Submission to Joint Select Committee on Constitutional Recognition Relating to Aboriginal and Torres Strait Islander Peoples

Tonight I took some time to send a submission in to the Joint Select Committee on Constitutional Recognition Relating to Aboriginal and Torres Strait Islander Peoples in support of the Uluru Statement from the Heart from the 2017 First Nations National Constitutional Convention held at Uluru. Submissions close June 11th so I wanted to get this in as I feel very strongly about this issue.

Here’s what I wrote:

To the Joint Select Committee on Constitutional Recognition Relating to Aboriginal and Torres Strait Islander Peoples,

The first peoples of Australia have lived as part of this continent for many times longer than the ancestors of James Cook lived in the UK(*), let alone this brief period of European colonisation called Australia.

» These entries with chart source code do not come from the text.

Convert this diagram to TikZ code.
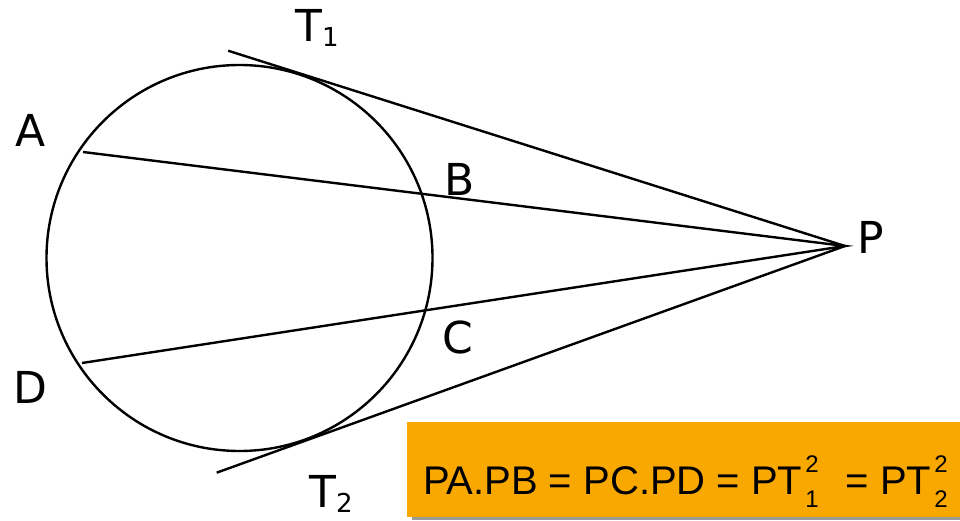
\documentclass[tikz,border=0pt]{standalone}
\usepackage{fontspec}
\setmainfont{DejaVu Sans}
\newfontfamily\eqfont{Liberation Sans}
\usetikzlibrary{calc,shadows}
\definecolor{keporange}{HTML}{F9A800}
\newcommand{\subsup}[2]{\hspace{3pt}\rlap{\raisebox{-13pt}{\fontsize{24}{24}\selectfont #1}}\raisebox{22pt}{\fontsize{24}{24}\selectfont #2}}
\tikzset{
  vonal/.style={line width=2.4pt},
  kor/.style={circle,draw,line width=2.4pt,minimum size=386pt,inner sep=0pt},
  betu/.style={anchor=base west,inner sep=0pt,font=\fontsize{44}{44}\selectfont},
  keplet/.style={fill=keporange,minimum width=553pt,minimum height=95pt,inner xsep=16pt,inner ysep=0pt,
                 text height=49pt,text depth=0pt,font=\eqfont\fontsize{40}{40}\selectfont,
                 drop shadow={shadow xshift=5pt,shadow yshift=-3pt,fill=black!40,opacity=1}},
}
\begin{document}
\begin{tikzpicture}[x=1pt,y=-1pt]
  \useasboundingbox (0,0) rectangle (960,521);
  \node[kor] (kor) at (239.5,258) {};
  \coordinate (P) at (845,246);
  \coordinate (A) at (83,152);
  \coordinate (D) at (82,363);
  \coordinate (t1) at (tangent cs:node=kor,point={(P)},solution=1);
  \coordinate (t2) at (tangent cs:node=kor,point={(P)},solution=2);
  \coordinate (v1) at ($(P)!647pt!(t1)$);
  \coordinate (v2) at ($(P)!668pt!(t2)$);
  \draw[vonal] (v1) -- (P) -- (v2);
  \draw[vonal] (A) -- (P) -- (D);
  % feliratok
  \node[betu] (T1) at (295,42) {T\raisebox{-5pt}{\fontsize{26}{26}\selectfont 1}};
  \node[betu] (lA) at (15,147) {A};
  \node[betu] (lB) at (444,196) {B};
  \node[betu] (lP) at (857,253) {P};
  \node[betu] (lC) at (442,353) {C};
  \node[betu] (lD) at (13,403) {D};
  \node[betu] (T2) at (309,507) {T\raisebox{-5pt}{\fontsize{26}{26}\selectfont 2}};
  \node[keplet] (eq) at (683.5,469.5) {\makebox[521pt][l]{PA.PB = PC.PD = PT\subsup{1}{2}\hspace{16pt} = PT\subsup{2}{2}}};
\end{tikzpicture}
\end{document}
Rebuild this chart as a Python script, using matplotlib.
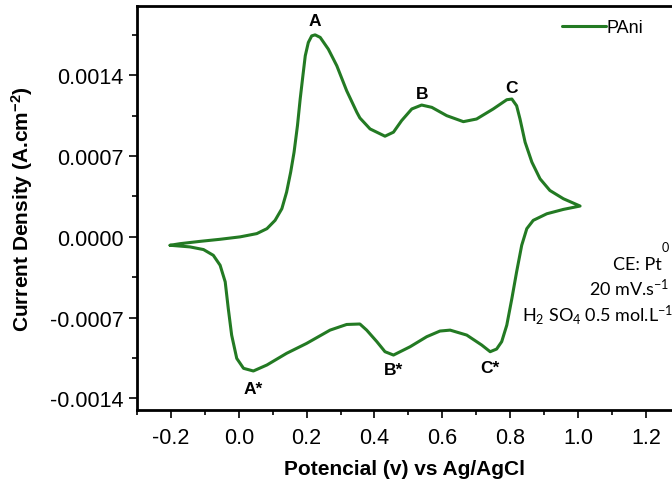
import matplotlib
matplotlib.use("Agg")
import matplotlib.pyplot as plt
from matplotlib.ticker import MultipleLocator, FormatStrFormatter

plt.rcParams['font.family'] = ['Liberation Sans', 'DejaVu Sans']
plt.rcParams['axes.unicode_minus'] = False
plt.rcParams['mathtext.default'] = 'regular'

# Anodic (forward) scan: potential (V) and current density (A/cm2)
anodic_x = [-0.2025, -0.173, -0.114, -0.055, 0.004, 0.053, 0.083, 0.107, 0.127, 0.141,
            0.153, 0.163, 0.173, 0.181, 0.189, 0.196, 0.205, 0.215, 0.225, 0.240,
            0.264, 0.289, 0.318, 0.348, 0.357, 0.387, 0.431, 0.456, 0.480, 0.510,
            0.539, 0.569, 0.613, 0.662, 0.701, 0.750, 0.790, 0.805, 0.819, 0.829,
            0.844, 0.864, 0.888, 0.917, 0.957, 1.006]
anodic_y = [-0.000073, -0.000059, -0.000039, -0.000021, 0.0, 0.000028, 0.000071, 0.000143, 0.000244, 0.000388,
            0.000561, 0.000734, 0.000964, 0.001194, 0.001396, 0.001569, 0.001684, 0.001741, 0.00175, 0.001728,
            0.001626, 0.001482, 0.001266, 0.001079, 0.001030, 0.000935, 0.000872, 0.000907, 0.001007, 0.001108,
            0.001142, 0.001122, 0.00105, 0.000998, 0.001021, 0.001108, 0.001188, 0.001194, 0.001136, 0.001021,
            0.00082, 0.000647, 0.000503, 0.000402, 0.00033, 0.000267]

# Cathodic (reverse) scan
cathodic_x = [1.006, 0.957, 0.908, 0.868, 0.849, 0.834, 0.819, 0.805, 0.790, 0.775,
              0.760, 0.741, 0.716, 0.672, 0.623, 0.593, 0.554, 0.505, 0.456, 0.431,
              0.407, 0.377, 0.357, 0.318, 0.269, 0.200, 0.141, 0.083, 0.043, 0.014,
              -0.006, -0.021, -0.031, -0.040, -0.055, -0.075, -0.104, -0.144, -0.2025]
cathodic_y = [0.000267, 0.000238, 0.0002, 0.000143, 0.000071, -0.000073, -0.000303, -0.000534, -0.000765, -0.000908,
              -0.000972, -0.000995, -0.000937, -0.000851, -0.000808, -0.000816, -0.000865, -0.000952, -0.001024, -0.000995,
              -0.000908, -0.000808, -0.000755, -0.000759, -0.000808, -0.000923, -0.001009, -0.00111, -0.001162, -0.001139,
              -0.001053, -0.000851, -0.00062, -0.00039, -0.000246, -0.00016, -0.00011, -0.000087, -0.000073]

peak_labels = ['A', 'B', 'C', 'A*', 'B*', 'C*']
peak_x = [0.225, 0.539, 0.805, 0.043, 0.456, 0.741]
peak_y = [0.00175, 0.001142, 0.001194, -0.001162, -0.001024, -0.000995]

x_ticks = [-0.2, 0.0, 0.2, 0.4, 0.6, 0.8, 1.0, 1.2]
y_ticks = [-0.0014, -0.0007, 0.0, 0.0007, 0.0014]

green = '#237a23'
W, H = 672, 485
fig = plt.figure(figsize=(W / 100, H / 100), dpi=100)
ax = fig.add_axes([137 / W, 1 - 411 / H, 1 - 137 / W, (411 - 7) / H])

ax.plot(anodic_x + cathodic_x, anodic_y + cathodic_y, color=green, lw=2.2,
        solid_joinstyle='round', solid_capstyle='round', label='PAni')

ax.set_xlim(-0.3, 1.277)
ax.set_ylim(-0.0015, 0.002)
ax.set_xticks(x_ticks)
ax.set_yticks(y_ticks)
ax.xaxis.set_minor_locator(MultipleLocator(0.1))
ax.yaxis.set_minor_locator(MultipleLocator(0.00035))
ax.xaxis.set_major_formatter(FormatStrFormatter('%.1f'))
ax.yaxis.set_major_formatter(FormatStrFormatter('%.4f'))

ax.spines['right'].set_visible(False)
for s in ['left', 'bottom', 'top']:
    ax.spines[s].set_linewidth(2.0)
ax.tick_params(which='major', direction='out', length=5.5, width=1.2, labelsize=15.5)
ax.tick_params(which='minor', direction='out', length=3.5, width=1.2)
ax.tick_params(axis='x', which='major', pad=7)
ax.tick_params(axis='y', which='major', pad=4)
ax.tick_params(top=False, right=False, which='both')

ax.set_xlabel('Potencial (v) vs Ag/AgCl', fontsize=15, fontweight='bold', labelpad=8)
ax.set_ylabel('Current Density (A.cm$^{-2}$)', fontsize=15, fontweight='bold')
ax.yaxis.set_label_coords(-0.19, 0.5)

# peak labels
offsets = [(0, 5, 'bottom'), (0, 3, 'bottom'), (0, 3, 'bottom'),
           (0, -7, 'top'), (0, -5, 'top'), (0, -6, 'top')]
for lab, px, py, (dx, dy, va) in zip(peak_labels, peak_x, peak_y, offsets):
    ax.annotate(lab, (px, py), xytext=(dx, dy), textcoords='offset points',
                ha='center', va=va, fontsize=12.5, fontweight='bold')

leg = ax.legend(loc='center left', bbox_to_anchor=(0.795, 0.946), frameon=False,
                fontsize=13, handlelength=2.4, handletextpad=0.05, borderpad=0,
                borderaxespad=0)

ann_font = ['Lato', 'DejaVu Sans']
fig.text(662 / W, 1 - 270 / H, 'CE: Pt', ha='right', va='baseline', fontsize=13,
         family=ann_font)
fig.text(665 / W, 1 - 252 / H, '0', ha='center', va='baseline', fontsize=9,
         family=ann_font)
fig.text(669 / W, 1 - 296 / H, '20 mV.s$^{-1}$', ha='right', va='baseline', fontsize=13,
         family=ann_font)
fig.text(673 / W, 1 - 321 / H, 'H$_{2}$ SO$_{4}$ 0.5 mol.L$^{-1}$', ha='right', va='baseline',
         fontsize=13, family=ann_font)

fig.savefig('out.png', dpi=100)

They have farmed, shaped and cared for this land over the millennia, they have seen the climate change, the shorelines move and species evolve.

Yet after all this deep time as custodians of this land they were dispossessed via the convenient lie of Terra Nullius and through killing, forced relocation and introduced sickness had their links to this land severely beaten, though not fatally broken.

Yet we still have the chance to try and make a bridge and a new relationship with these first peoples; they have offered us the opportunity for a Makarrata and I ask you to grasp this opportunity with both hands, for the sake of all Australians.

Several of the component states and territories of this recent nation of Australia are starting to investigate treaties with their first peoples, but this must also happen at the federal level as well.

Please take the Uluru Statement from the Heart to your own hearts, accept the offering of Makarrata & a commission and let us all move forward together.

Thank you for your attention.

Your sincerely,
Christopher Samuel

(*) Australia has been continuously occupied for at least 50,000 years, almost certainly for at least 60,000 years and likely longer. The UK has only been continuously occupied for around the last 10,000 years after the last Ice Age drove its previous population out into warmer parts of what is now Europe.